Imagine you have a table instagram_posts that records user posts on Instagram. The table looks something like this:
Sample instagram_posts table:
| post_id | user_id | post_date | likes |
|---|---|---|---|
| 1 | 100 | 2021-01-05 | 150 |
| 2 | 101 | 2021-02-10 | 200 |
| 3 | 102 | 2021-01-15 | 250 |
| 4 | 100 | 2022-01-20 | 300 |
| 5 | 103 | 2022-02-25 | 350 |
This table includes post IDs, user IDs (the one that made the post), the date each post was made, and the number of likes each post received.
You want to know how many posts were made each year. This is where GROUP BY comes into play.
SELECT
DATE_TRUNC('year', post_date) AS post_year,
COUNT(*) AS total_posts
FROM instagram_posts
GROUP BY post_year;
What This Does:
DATE_TRUNC('year', post_date) AS post_year: This truncates (i.e cuts) the year from the post_date to the beginning of the year and labels it as post_year. If you get a date equal to February 20, 2021, this will output Jan 1st, 2021. For any value, it will get the first date of the year.GROUP BY post_year: This groups all the posts by the year they were made.COUNT(*) AS total_posts: This counts the number of posts in each group (year).| post_year | total_posts |
|---|---|
| 2021-01-01 | 3 |
| 2022-01-01 | 2 |
By the way, if you use EXTRACT(YEAR FROM post_date) AS post_year, you will only get the year value. And your output will become:
| post_year | total_posts |
|---|---|
| 2021 | 3 |
| 2022 | 2 |
It's super simple to remember it as well. You are basically extracting the year from the post date. And the SQL is exactly like the English meaning! Feel free to use any of those 2!

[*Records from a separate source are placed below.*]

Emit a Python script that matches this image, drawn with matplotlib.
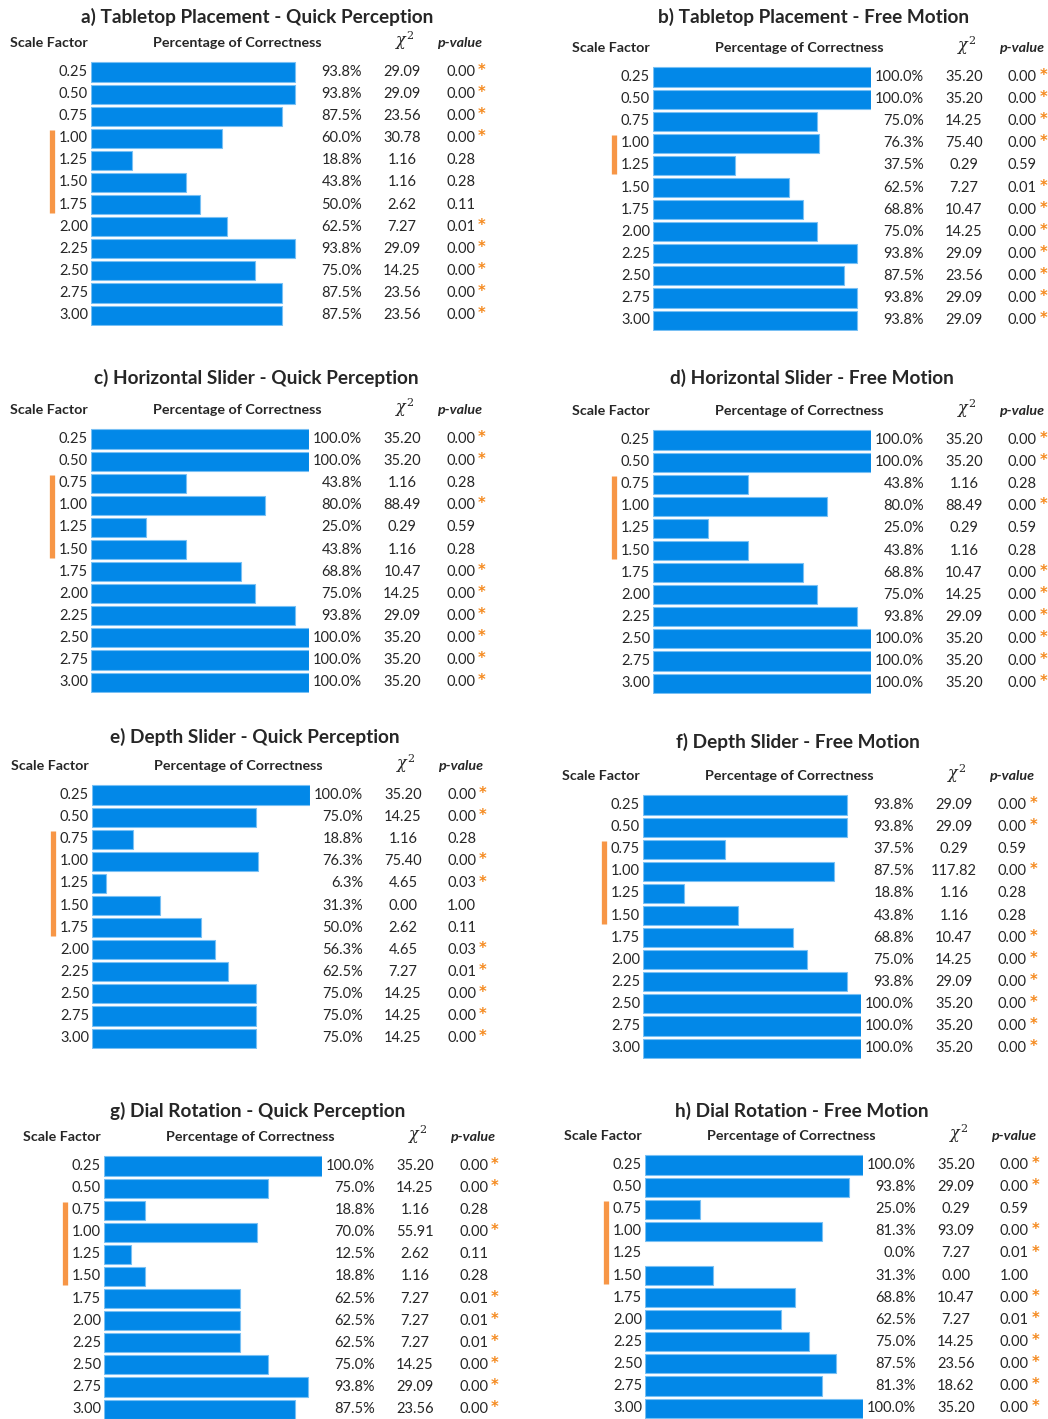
import numpy as np
import matplotlib
matplotlib.use('Agg')
import matplotlib.pyplot as plt
from matplotlib.lines import Line2D
import matplotlib.transforms as mtransforms

plt.rcParams['font.family'] = ['Lato', 'DejaVu Sans']
plt.rcParams['mathtext.fontset'] = 'dejavuserif'

scale = ['0.25', '0.50', '0.75', '1.00', '1.25', '1.50',
         '1.75', '2.00', '2.25', '2.50', '2.75', '3.00']

# a) Tabletop Placement - Quick Perception
pct_a = [93.8, 93.8, 87.5, 60.0, 18.8, 43.8, 50.0, 62.5, 93.8, 75.0, 87.5, 87.5]
chi_a = [29.09, 29.09, 23.56, 30.78, 1.16, 1.16, 2.62, 7.27, 29.09, 14.25, 23.56, 23.56]
p_a = [0.00, 0.00, 0.00, 0.00, 0.28, 0.28, 0.11, 0.01, 0.00, 0.00, 0.00, 0.00]

# b) Tabletop Placement - Free Motion
pct_b = [100.0, 100.0, 75.0, 76.3, 37.5, 62.5, 68.8, 75.0, 93.8, 87.5, 93.8, 93.8]
chi_b = [35.20, 35.20, 14.25, 75.40, 0.29, 7.27, 10.47, 14.25, 29.09, 23.56, 29.09, 29.09]
p_b = [0.00, 0.00, 0.00, 0.00, 0.59, 0.01, 0.00, 0.00, 0.00, 0.00, 0.00, 0.00]

# c) Horizontal Slider - Quick Perception
pct_c = [100.0, 100.0, 43.8, 80.0, 25.0, 43.8, 68.8, 75.0, 93.8, 100.0, 100.0, 100.0]
chi_c = [35.20, 35.20, 1.16, 88.49, 0.29, 1.16, 10.47, 14.25, 29.09, 35.20, 35.20, 35.20]
p_c = [0.00, 0.00, 0.28, 0.00, 0.59, 0.28, 0.00, 0.00, 0.00, 0.00, 0.00, 0.00]

# d) Horizontal Slider - Free Motion
pct_d = [100.0, 100.0, 43.8, 80.0, 25.0, 43.8, 68.8, 75.0, 93.8, 100.0, 100.0, 100.0]
chi_d = [35.20, 35.20, 1.16, 88.49, 0.29, 1.16, 10.47, 14.25, 29.09, 35.20, 35.20, 35.20]
p_d = [0.00, 0.00, 0.28, 0.00, 0.59, 0.28, 0.00, 0.00, 0.00, 0.00, 0.00, 0.00]

# e) Depth Slider - Quick Perception
pct_e = [100.0, 75.0, 18.8, 76.3, 6.3, 31.3, 50.0, 56.3, 62.5, 75.0, 75.0, 75.0]
chi_e = [35.20, 14.25, 1.16, 75.40, 4.65, 0.00, 2.62, 4.65, 7.27, 14.25, 14.25, 14.25]
p_e = [0.00, 0.00, 0.28, 0.00, 0.03, 1.00, 0.11, 0.03, 0.01, 0.00, 0.00, 0.00]

# f) Depth Slider - Free Motion
pct_f = [93.8, 93.8, 37.5, 87.5, 18.8, 43.8, 68.8, 75.0, 93.8, 100.0, 100.0, 100.0]
chi_f = [29.09, 29.09, 0.29, 117.82, 1.16, 1.16, 10.47, 14.25, 29.09, 35.20, 35.20, 35.20]
p_f = [0.00, 0.00, 0.59, 0.00, 0.28, 0.28, 0.00, 0.00, 0.00, 0.00, 0.00, 0.00]

# g) Dial Rotation - Quick Perception
pct_g = [100.0, 75.0, 18.8, 70.0, 12.5, 18.8, 62.5, 62.5, 62.5, 75.0, 93.8, 87.5]
chi_g = [35.20, 14.25, 1.16, 55.91, 2.62, 1.16, 7.27, 7.27, 7.27, 14.25, 29.09, 23.56]
p_g = [0.00, 0.00, 0.28, 0.00, 0.11, 0.28, 0.01, 0.01, 0.01, 0.00, 0.00, 0.00]

# h) Dial Rotation - Free Motion
pct_h = [100.0, 93.8, 25.0, 81.3, 0.0, 31.3, 68.8, 62.5, 75.0, 87.5, 81.3, 100.0]
chi_h = [35.20, 29.09, 0.29, 93.09, 7.27, 0.00, 10.47, 7.27, 14.25, 23.56, 18.62, 35.20]
p_h = [0.00, 0.00, 0.59, 0.00, 0.01, 1.00, 0.00, 0.01, 0.00, 0.00, 0.00, 0.00]

# rows marked with the orange bracket (first, last index)
range_a = (3, 6)
range_b = (3, 4)
range_c = (2, 5)
range_d = (2, 5)
range_e = (2, 6)
range_f = (2, 5)
range_g = (2, 5)
range_h = (2, 5)

titles = ['a) Tabletop Placement - Quick Perception',
          'b) Tabletop Placement - Free Motion',
          'c) Horizontal Slider - Quick Perception',
          'd) Horizontal Slider - Free Motion',
          'e) Depth Slider - Quick Perception',
          'f) Depth Slider - Free Motion',
          'g) Dial Rotation - Quick Perception',
          'h) Dial Rotation - Free Motion']

W, H = 1048, 1419
BAR_W = 218.0   # px for 100 %
ROW = 22.1      # px per row
BLUE = '#0288e8'
EDGE = '#79c0f4'
ORANGE = '#f79646'
STAR = '#f58a1f'
TXT = '#262626'

# (bar start x, first row y, title centre x, title y) in pixels
layout = [
    (91, 72, 257, 17),
    (653, 77, 814, 17),
    (91, 439, 256, 378),
    (653, 440, 812, 378),
    (92, 795, 255, 737),
    (643, 805, 798, 742),
    (104, 1166, 258, 1111),
    (645, 1165, 802, 1111),
]

fig = plt.figure(figsize=(W / 100, H / 100), dpi=100)


def panel(pos, title, pct, chi, p, rng):
    bx, y0, tx, ty = pos
    n = len(pct)
    top = y0 - ROW / 2
    ax = fig.add_axes([bx / W, 1 - (top + n * ROW) / H, BAR_W / W, n * ROW / H])
    y = np.arange(n)
    edges = [EDGE if v > 0 else 'none' for v in pct]
    ax.barh(y, pct, height=0.86, color=BLUE, edgecolor=edges, linewidth=0.8)
    ax.set_xlim(0, 100)
    ax.set_ylim(n - 0.5, -0.5)
    ax.axis('off')
    tr = mtransforms.blended_transform_factory(ax.transAxes, ax.transData)

    def fx(dx):
        return dx / BAR_W

    fs = 10.5
    for i in range(n):
        ax.text(fx(-3), i, scale[i], transform=tr, ha='right', va='center',
                fontsize=fs, color=TXT)
        ax.text(fx(271), i, '%.1f%%' % pct[i], transform=tr, ha='right',
                va='center', fontsize=fs, color=TXT)
        ax.text(fx(311), i, '%.2f' % chi[i], transform=tr, ha='center',
                va='center', fontsize=fs, color=TXT)
        ax.text(fx(355), i, '%.2f' % p[i], transform=tr, ha='left',
                va='center', fontsize=fs, color=TXT)
        if p[i] < 0.05:
            ax.text(fx(391), i - 0.06, '*', transform=tr, ha='center',
                    va='center', fontsize=10.5, color=STAR, fontweight='bold',
                    family='DejaVu Sans')

    hy = -29.0 / ROW
    hfs = 10.3
    ax.text(fx(-3), hy, 'Scale Factor', transform=tr, ha='right', va='center',
            fontsize=hfs, fontweight='bold', color=TXT)
    ax.text(fx(146), hy, 'Percentage of Correctness', transform=tr,
            ha='center', va='center', fontsize=hfs, fontweight='bold', color=TXT)
    ax.text(fx(314), hy - 0.1, r'$\chi^2$', transform=tr, ha='center',
            va='center', fontsize=11.5, color=TXT)
    ax.text(fx(369), hy, 'p-value', transform=tr, ha='center', va='center',
            fontsize=hfs, fontweight='bold', style='italic', color=TXT)

    ax.add_line(Line2D([fx(-39), fx(-39)], [rng[0] - 0.37, rng[1] + 0.37],
                       transform=tr, color=ORANGE, linewidth=3.8,
                       clip_on=False, solid_capstyle='butt'))

    fig.text(tx / W, 1 - ty / H, title, ha='center', va='center',
             fontsize=13.7, fontweight='bold', color=TXT)


data = [(pct_a, chi_a, p_a, range_a), (pct_b, chi_b, p_b, range_b),
        (pct_c, chi_c, p_c, range_c), (pct_d, chi_d, p_d, range_d),
        (pct_e, chi_e, p_e, range_e), (pct_f, chi_f, p_f, range_f),
        (pct_g, chi_g, p_g, range_g), (pct_h, chi_h, p_h, range_h)]

for pos, title, (pct, chi, p, rng) in zip(layout, titles, data):
    panel(pos, title, pct, chi, p, rng)

fig.savefig('out.png', dpi=100, facecolor='white')
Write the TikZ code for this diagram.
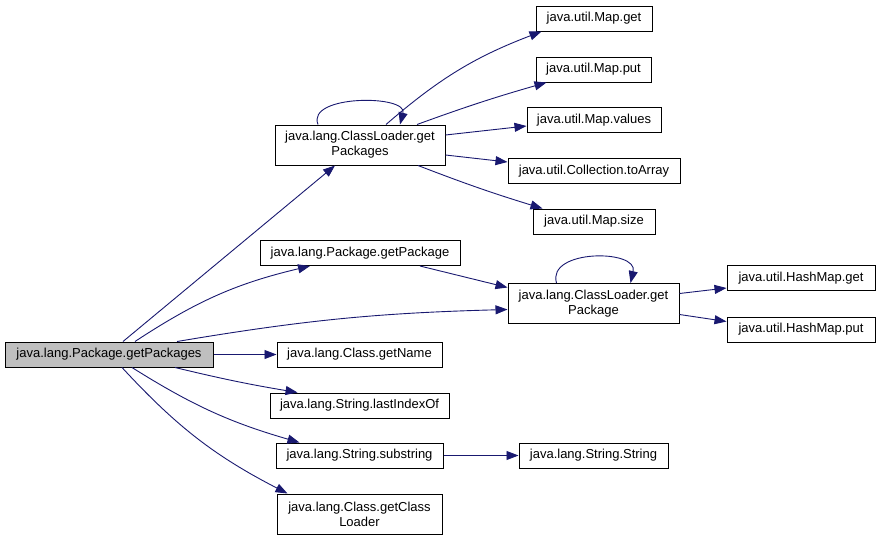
\documentclass[tikz,border=0pt]{standalone}
\usepackage{fontspec}
\setmainfont{Liberation Sans}
\usetikzlibrary{arrows.meta}
\definecolor{edgeblue}{RGB}{25,25,112}
\definecolor{mainfill}{RGB}{191,191,191}

\begin{document}
\begin{tikzpicture}[x=1pt, y=-1pt,
  every node/.style = {shape=rectangle, draw, fill=white,
    align=center, line width=1pt, inner sep=0pt,
    font=\fontsize{13}{15}\selectfont}]
    \tikzstyle{one}=[minimum height=25pt]
    \tikzstyle{two}=[minimum height=40pt]
    \tikzstyle{call}=[draw=edgeblue, line width=0.9pt,
      -{Triangle[length=12pt,width=9pt]}]
  \useasboundingbox (0,0) rectangle (880,541);
  % functions
  \node[one, fill=mainfill, minimum width=208pt] (Main) at (109,354.5) {java.lang.Package.getPackages};
  \node[two, minimum width=170pt] (ClPkgs) at (360,145) {java.lang.ClassLoader.get\\Packages};
  \node[one, minimum width=116pt] (MapGet) at (594,18.5) {java.util.Map.get};
  \node[one, minimum width=115pt] (MapPut) at (593.5,69.5) {java.util.Map.put};
  \node[one, minimum width=134pt] (MapValues) at (594,120) {java.util.Map.values};
  \node[one, minimum width=172pt] (ToArray) at (594,171) {java.util.Collection.toArray};
  \node[one, minimum width=122pt] (MapSize) at (594,221.5) {java.util.Map.size};
  \node[one, minimum width=200pt] (PkgGet) at (360,253) {java.lang.Package.getPackage};
  \node[two, minimum width=171pt] (ClPkg) at (593.5,303.5) {java.lang.ClassLoader.get\\Package};
  \node[one, minimum width=148pt] (HashGet) at (801,278) {java.util.HashMap.get};
  \node[one, minimum width=148pt] (HashPut) at (801,329.5) {java.util.HashMap.put};
  \node[one, minimum width=165pt] (GetName) at (359.5,354.5) {java.lang.Class.getName};
  \node[one, minimum width=179pt] (LastIdx) at (359.5,405.5) {java.lang.String.lastIndexOf};
  \node[one, minimum width=167pt] (SubStr) at (359.5,455.5) {java.lang.String.substring};
  \node[one, minimum width=149pt] (StrStr) at (593.5,455.5) {java.lang.String.String};
  \node[two, minimum width=165pt] (GetCl) at (359.5,514) {java.lang.Class.getClass\\Loader};
  % calls
  \draw[call] ([xshift=14pt]Main.north) -- ([xshift=-25pt]ClPkgs.south);
  \draw[call] ([xshift=26pt]Main.north) to[bend left=10] ([xshift=-50pt]PkgGet.south);
  \draw[call] ([xshift=68pt]Main.north) to[bend left=4] ([yshift=-6pt]ClPkg.west);
  \draw[call] (Main.east) -- (GetName.west);
  \draw[call] ([xshift=66pt]Main.south) to[bend right=2] ([xshift=-62pt]LastIdx.north);
  \draw[call] ([xshift=23pt]Main.south) to[bend right=8] ([xshift=-60pt]SubStr.north);
  \draw[call] ([xshift=13pt]Main.south) to[bend right=10] ([xshift=-72pt]GetCl.north);
  \draw[call] ([xshift=-42pt]ClPkgs.north) .. controls +(-12,-30) and +(8,-30) .. ([xshift=40pt]ClPkgs.north);
  \draw[call] ([xshift=26pt]ClPkgs.north) to[bend left=10] ([xshift=6pt]MapGet.south west);
  \draw[call] ([xshift=57pt]ClPkgs.north) to[bend left=2] ([xshift=11pt]MapPut.south west);
  \draw[call] ([yshift=10pt]ClPkgs.east) -- ([yshift=-6pt]MapValues.west);
  \draw[call] ([yshift=-10pt]ClPkgs.east) -- ([yshift=9pt]ToArray.west);
  \draw[call] ([xshift=58pt]ClPkgs.south) to[bend right=2] ([xshift=10pt]MapSize.north west);
  \draw[call] ([xshift=60pt]PkgGet.south) -- ([yshift=16pt]ClPkg.west);
  \draw[call] ([xshift=-37pt]ClPkg.north) .. controls +(-10,-34) and +(8,-34) .. ([xshift=37pt]ClPkg.north);
  \draw[call] ([yshift=10pt]ClPkg.east) -- ([yshift=-10pt]HashGet.west);
  \draw[call] ([yshift=-11pt]ClPkg.east) -- ([yshift=8pt]HashPut.west);
  \draw[call] (SubStr.east) -- (StrStr.west);
\end{tikzpicture}
\end{document}
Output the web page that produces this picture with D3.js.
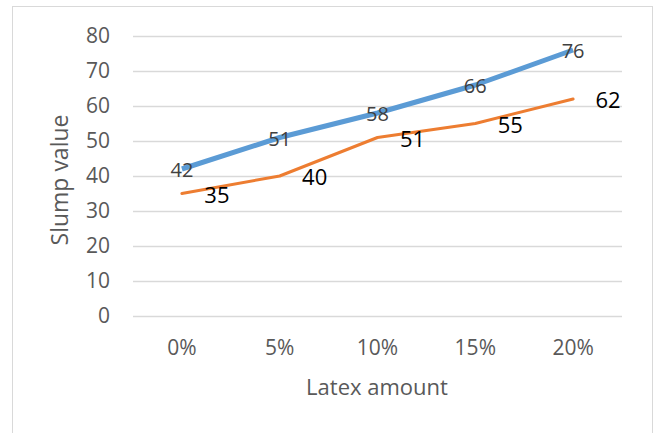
<!DOCTYPE html>
<html>
<head>
<meta charset="utf-8">
<script src="https://cdn.jsdelivr.net/npm/d3@7/dist/d3.min.js"></script>
<style>
  html, body { margin: 0; padding: 0; background: #fff; }
  svg { display: block; font-family: "Open Sans", Lato, sans-serif; }
</style>
</head>
<body>
<svg id="chart" width="656" height="433"></svg>
<script>
// Slump value against latex amount
const categories = ["0%", "5%", "10%", "15%", "20%"];
const seriesA = [42, 51, 58, 66, 76];   // blue line
const seriesB = [35, 40, 51, 55, 62];   // orange line
const yTicks = [0, 10, 20, 30, 40, 50, 60, 70, 80];

const FONT = "'Open Sans', Lato, sans-serif";
const svg = d3.select("#chart");
const plot = { left: 133, right: 622, top: 36, bottom: 316 };

// chart frame
svg.append("rect")
  .attr("x", 12.5).attr("y", 6.5)
  .attr("width", 640).attr("height", 440)
  .attr("fill", "#fff").attr("stroke", "#d9d9d9").attr("stroke-width", 1);

const x = d3.scaleBand().domain(categories).range([plot.left, plot.right]);
const y = d3.scaleLinear().domain([0, 80]).range([plot.bottom, plot.top]);
const cx = c => x(c) + x.bandwidth() / 2;

// horizontal gridlines
svg.append("g")
  .selectAll("line")
  .data(yTicks)
  .join("line")
  .attr("x1", plot.left).attr("x2", plot.right)
  .attr("y1", d => Math.round(y(d)) + 0.5).attr("y2", d => Math.round(y(d)) + 0.5)
  .attr("stroke", "#d9d9d9").attr("stroke-width", 1.3);

// y axis labels
const yAxis = svg.append("g")
  .attr("transform", `translate(${plot.left - 23},0)`)
  .call(d3.axisLeft(y).tickValues(yTicks).tickSize(0).tickPadding(0));
yAxis.select(".domain").remove();
yAxis.selectAll("text")
  .attr("fill", "#595959").attr("font-size", 21)
  .attr("font-family", FONT);

// x axis labels
const xAxis = svg.append("g")
  .attr("transform", `translate(0,${plot.bottom + 24})`)
  .call(d3.axisBottom(x).tickSize(0).tickPadding(0));
xAxis.select(".domain").remove();
xAxis.selectAll("text")
  .attr("fill", "#595959").attr("font-size", 21)
  .attr("font-family", FONT);

// axis titles
svg.append("text")
  .attr("x", 377).attr("y", 395)
  .attr("text-anchor", "middle")
  .attr("fill", "#595959").attr("font-size", 22)
  .text("Latex amount");

svg.append("text")
  .attr("transform", "translate(68,180) rotate(-90)")
  .attr("text-anchor", "middle")
  .attr("fill", "#595959").attr("font-size", 23)
  .text("Slump value");

const line = d3.line().x((d, i) => cx(categories[i])).y(d => y(d));

// orange series
svg.append("path")
  .datum(seriesB)
  .attr("d", line)
  .attr("fill", "none").attr("stroke", "#ED7D31")
  .attr("stroke-width", 3).attr("stroke-linejoin", "round").attr("stroke-linecap", "round");

// blue series
svg.append("path")
  .datum(seriesA)
  .attr("d", line)
  .attr("fill", "none").attr("stroke", "#5B9BD5")
  .attr("stroke-width", 5).attr("stroke-linejoin", "round");

// labels for the blue series sit on the points
svg.append("g")
  .selectAll("text")
  .data(seriesA)
  .join("text")
  .attr("x", (d, i) => cx(categories[i]))
  .attr("y", d => y(d) + 1)
  .attr("dy", "0.36em")
  .attr("text-anchor", "middle")
  .attr("fill", "#404040").attr("font-size", 20)
  .text(d => d);

// labels for the orange series sit to the right of the points
svg.append("g")
  .selectAll("text")
  .data(seriesB)
  .join("text")
  .attr("x", (d, i) => cx(categories[i]) + 35)
  .attr("y", d => y(d) + 1.5)
  .attr("dy", "0.36em")
  .attr("text-anchor", "middle")
  .attr("fill", "#000").attr("font-size", 22)
  .text(d => d);
</script>
</body>
</html>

If you want to get even more detailed and count the posts by both year and month:
SELECT
EXTRACT(YEAR FROM post_date) AS post_year,
EXTRACT(MONTH FROM post_date) AS post_month,
COUNT(*) AS total_posts
FROM instagram_posts
GROUP BY post_year, post_month;
What This Does:
If you are lazy like me, you probably don't need to call the whole column name in your "group by". It's too long to write: GROUP BY post_year, post_month
You can simply mention its position in the query instead. post_year is your first column and post_month is your 2nd column, so you can just replace it by 1 and 2. Just like that:
SELECT
EXTRACT(YEAR FROM post_date) AS post_year,
EXTRACT(MONTH FROM post_date) AS post_month,
COUNT(*) AS total_posts
FROM instagram_posts
GROUP BY 1,2
Tada!!! 🎉